Hi, Ich bin heute wieder auf den Taskmanager gegangen, um zu schauen wie warm meine Grafikkarte (beim Video rendern) war. Doch ich habe festgestellt, dass die GPU (Nvidia GeForce RTX 2060 laptop) gar nicht mehr im Tab 'Leistung' auftaucht.. Da ich schon lange nicht mehr die Leistngs schaltfläche...




					extreme.pcgameshardware.de
				



Und mir ist es neu, dass im TM unter Leistung auch Temps angezeigt werden. Die Auslastung schon.


----------



## Dooma (20. Mai 2021)

Also bei mir wird das auch angezeigt, inklusive Temperatur und Auslastung.
Aber bei ihm fehlt es ja komplett.

Man kann auch Dinge im Taskmanager ausblenden, vielleicht ist dir das passiert? Probier mal das Rechtklick-Menü.


----------



## chill_eule (20. Mai 2021)

mumble_GLL schrieb:


> Und mir ist es neu, dass im TM unter Leistung auch Temps angezeigt werden


Bei mir wirds angezeigt 
Warum die Grafikkarte des TE aber verschwunden ist, weiß ich nicht.

Aber gibt ja auch reichlich Alternativen um die Grafikkarte zu überwachen, also abhaken und nicht den Taskmanager verwenden.


----------



## mumble_GLL (20. Mai 2021)

Dooma schrieb:


> Man kann auch Dinge im Taskmanager ausblenden, vielleicht ist dir das passiert? Probier mal das Rechtklick-Menü.


Man kann aber (meines Wissens) nur die Diagramme ausblenden.
@chill_eule Mach mal bitte Screenshot davon. Welche Win-Version hast du denn drauf?
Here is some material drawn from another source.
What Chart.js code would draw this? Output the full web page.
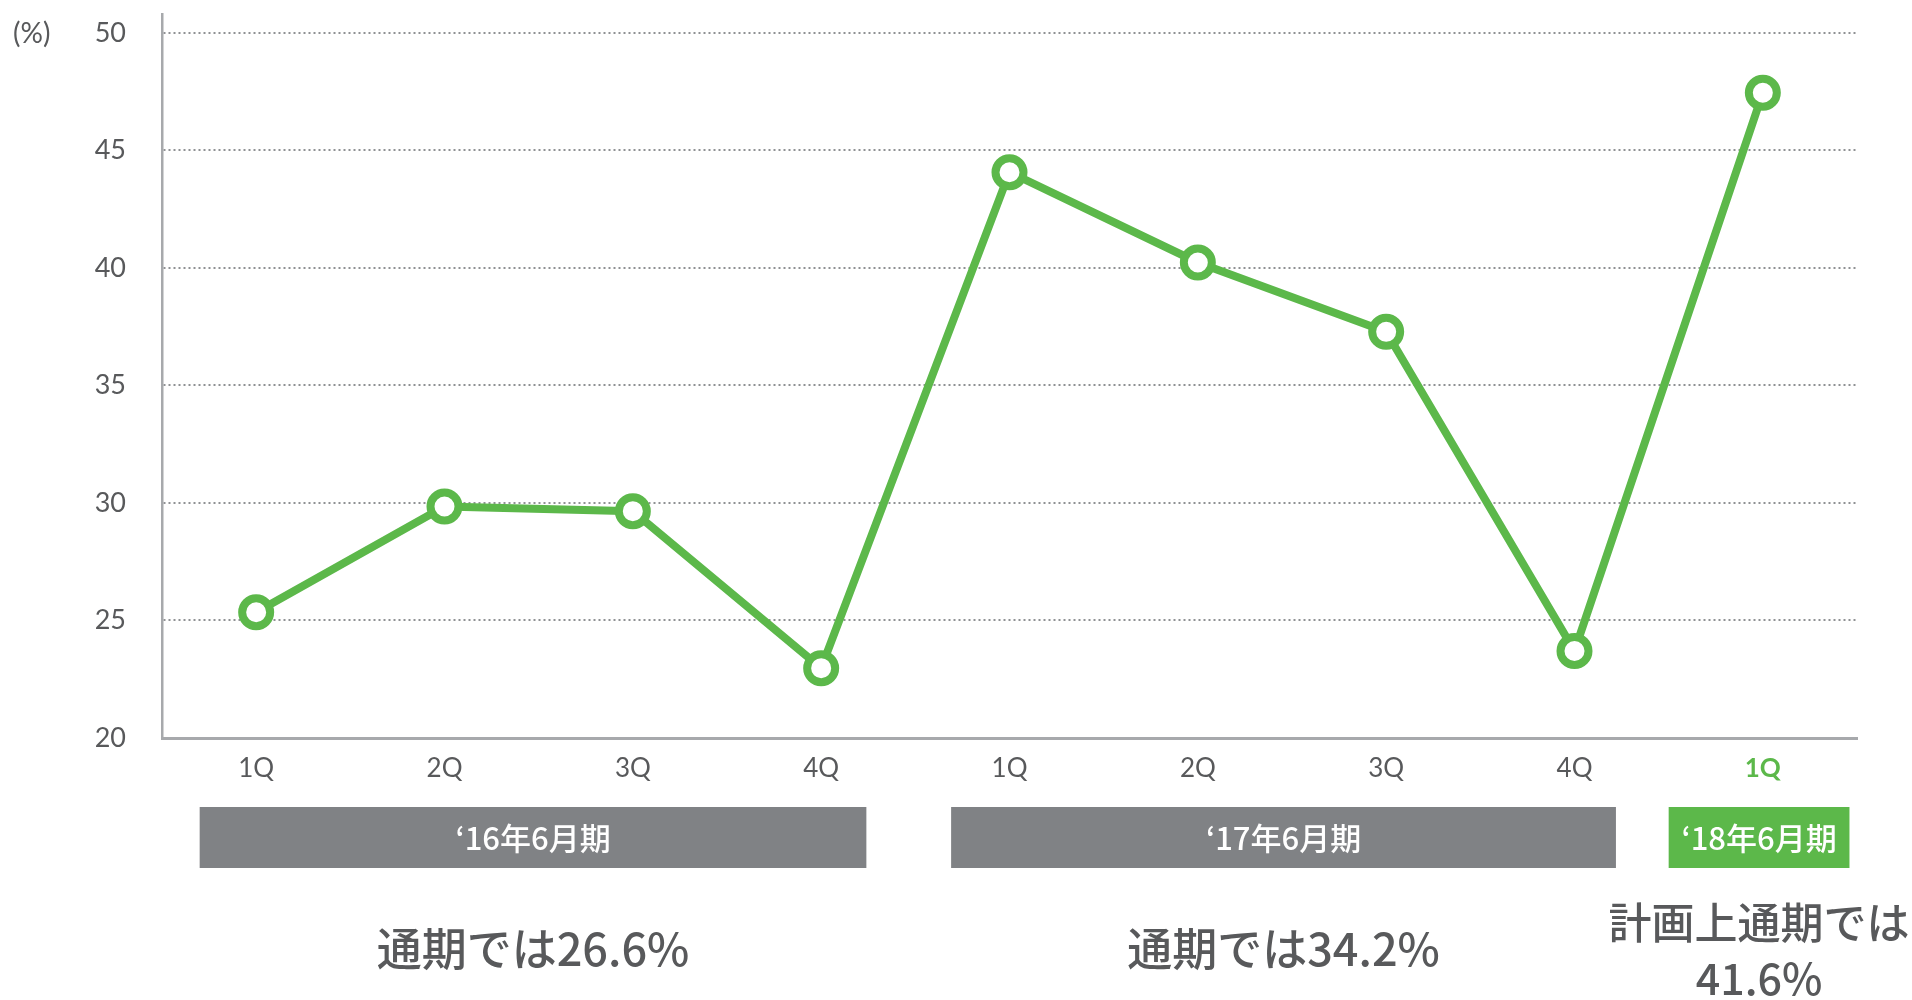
<!DOCTYPE html>
<html>
<head>
<meta charset="utf-8">
<script src="https://cdn.jsdelivr.net/npm/chart.js@4"></script>
<style>
  html, body { margin: 0; padding: 0; background: #fff; }
  #wrap { width: 1912px; height: 1000px; position: relative; }
</style>
</head>
<body>
<div id="wrap"><canvas id="ratioChart"></canvas></div>
<script>
// quarters and values (%)
const quarters = ['1Q', '2Q', '3Q', '4Q', '1Q', '2Q', '3Q', '4Q', '1Q'];
const ratios = [25.35, 29.85, 29.65, 22.97, 44.07, 40.23, 37.28, 23.7, 47.45];
const yTicks = [20, 25, 30, 35, 40, 45, 50];

// fiscal year groups under the axis
const groupLabels = ['‘16年6月期', '‘17年6月期', '‘18年6月期'];
const groupFirst = [0, 4, 8];
const groupLast = [3, 7, 8];
const groupSummary = [['通期では26.6%'], ['通期では34.2%'], ['計画上通期では', '41.6%']];

const GREEN = '#5cb84a';
const GREY_TEXT = '#58595b';
const JP = "'Noto Sans CJK JP', 'Noto Sans', sans-serif";
const LAT = "Lato, 'Noto Sans', sans-serif";

const groupsPlugin = {
    id: 'groups',
    afterDraw(chart) {
        const ctx = chart.ctx;
        const x = chart.scales.x;
        const area = chart.chartArea;
        const w = x.getPixelForValue(1) - x.getPixelForValue(0);
        const padL = [0.3, 0.31, 0.5];  // box overhang left of first quarter
        const padR = [0.24, 0.22, 0.46];

        ctx.save();
        groupLabels.forEach((lbl, i) => {
            const left = x.getPixelForValue(groupFirst[i]) - w * padL[i];
            const right = x.getPixelForValue(groupLast[i]) + w * padR[i];
            const top = area.bottom + 69;
            const h = 61;
            const last = i === groupLabels.length - 1;
            ctx.fillStyle = last ? GREEN : '#808285';
            ctx.fillRect(left, top, right - left, h);

            const cx = (left + right) / 2;
            ctx.fillStyle = '#fff';
            ctx.textAlign = 'center';
            ctx.textBaseline = 'middle';
            ctx.font = '500 31px ' + JP;
            ctx.fillText(lbl, cx, top + h / 2 + 1);

            // summary line(s) underneath
            ctx.fillStyle = GREY_TEXT;
            const lines = groupSummary[i];
            ctx.font = '500 ' + (lines.length === 1 ? 45 : 43) + 'px ' + JP;
            const y0 = lines.length === 1 ? 949 : 923;
            lines.forEach((t, j) => ctx.fillText(t, cx, y0 + j * 56));
        });

        // unit label
        ctx.fillStyle = GREY_TEXT;
        ctx.font = '28px ' + LAT;
        ctx.textAlign = 'left';
        ctx.fillText('(%)', 13, chart.scales.y.getPixelForValue(50) + 1);
        ctx.restore();
    }
};

new Chart('ratioChart', {
    type: 'line',
    data: {
        labels: quarters,
        datasets: [{
            data: ratios,
            borderColor: GREEN,
            borderWidth: 8,
            pointRadius: 14,
            pointHoverRadius: 14,
            pointBorderWidth: 8,
            pointBackgroundColor: '#fff',
            pointBorderColor: GREEN,
            tension: 0,
            clip: false,
        }]
    },
    options: {
        responsive: true,
        maintainAspectRatio: false,
        animation: false,
        layout: { autoPadding: false, padding: { top: 14, right: 55, left: 0, bottom: 0 } },
        plugins: {
            legend: { display: false },
            tooltip: { enabled: false },
        },
        scales: {
            x: {
                offset: true,
                grid: { display: false, drawTicks: false },
                border: { display: true, color: '#a7a9ac', width: 3 },
                ticks: {
                    padding: 15,
                    color: (c) => c.index === quarters.length - 1 ? GREEN : GREY_TEXT,
                    font: (c) => ({ family: LAT, size: 26, weight: c.index === quarters.length - 1 ? 'bold' : 'normal' }),
                },
                afterFit: (s) => { s.height = 262; },
            },
            y: {
                min: 20,
                max: 50.8,
                afterBuildTicks: (s) => { s.ticks = yTicks.map(v => ({ value: v })); },
                grid: {
                    drawTicks: true,
                    tickLength: 34,          // invisible ticks push labels left
                    tickColor: 'rgba(0,0,0,0)',
                    color: (c) => c.tick.value === 20 ? 'rgba(0,0,0,0)' : '#8f9194',
                    lineWidth: 2,
                },
                border: { display: true, color: '#a7a9ac', width: 2.5, dash: [2, 3] },
                ticks: {
                    padding: 2,
                    color: GREY_TEXT,
                    font: { family: LAT, size: 27 },
                },
                afterFit: (s) => {
                    s.width = 162;
                    s.paddingTop = 0;   // let the axis run up to the top padding
                    s.paddingBottom = 0;
                },
            }
        }
    },
    plugins: [groupsPlugin]
});
</script>
</body>
</html>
Ich hab immer noch die "alte" 2004 drauf.


----------



## Dooma (20. Mai 2021)

öffne mal dxdiag und schau mal nach welche wddm version angezeigt wird.
Da stimmt irgendwas nicht mit dem Treiber, ich würde mal eine Neuinstallation des Treibers machen, evtl. sogar mit DDU vorab.


----------



## chill_eule (20. Mai 2021)

Gerne doch  Wird an deiner "alten" Version liegen @mumble_GLL
Siehe auch: https://windowsarea.de/2019/12/windows-10-task-manager-bekommt-drei-neue-funktionen/
Obwohl es eigentlich mit der 2004 eingeführt werden sollte 
Weil bei mir:



			Dieser Inhalt steht nur eingeloggten Mitgliedern zur Verfügung.
        


und



			Dieser Inhalt steht nur eingeloggten Mitgliedern zur Verfügung.
        


(Läuft grad ein Spiel nebenbei, deswegen auch ~60°C )

Und ja, es lassen sich nur die Mini-Diagramme links ausblenden, nach dem Motto "alles oder nichts".
Einzelne Hardware wird da normalerweise immer aufgeführt.
Ins blaue Getippt: Treiberproblem oder sowas 
Einfach mal mit HWINfo oder dem Afterburner gegenchecken, was die anzeigen.


----------



## wuselsurfer (20. Mai 2021)

mumble_GLL schrieb:


> Ich hab immer noch die "alte" 2004 drauf.


Da ging das ja auch noch nicht, soviel ich mich entsinne.
Ein In-Place-Upgrade könnte helfen, aber ´die Datensicherung vorher nicht vergessen:



Spoiler: In-Place-Upgrade



In-Place-Upgrade

Zweck:

Ein In-Place-Upgrade schreibt die Systemdateien neu.

Es werden keine benutzerdefinierten Einstellungen verändert.
Alle Programme und Treiber funktionieren wie vorher.

Nur betriebssystemspezifische Dateien werden ersetzt.

Ergebnis:
Defekte Dateien oder verstellte Einstellungen werden berichtigt und Systemfunktionen wiederhergestellt.


Ursache:

Dateien können aufgrund von Festplattenfehlern defekt werden.
Einstellungen der Registry können von Programmen verstellt werden.


Durchführung:
Während des laufenden Betriebssystemes wird das Setup von Windows von einem verfügbaren Datenträger (USB-Stick, DVD) gestartet.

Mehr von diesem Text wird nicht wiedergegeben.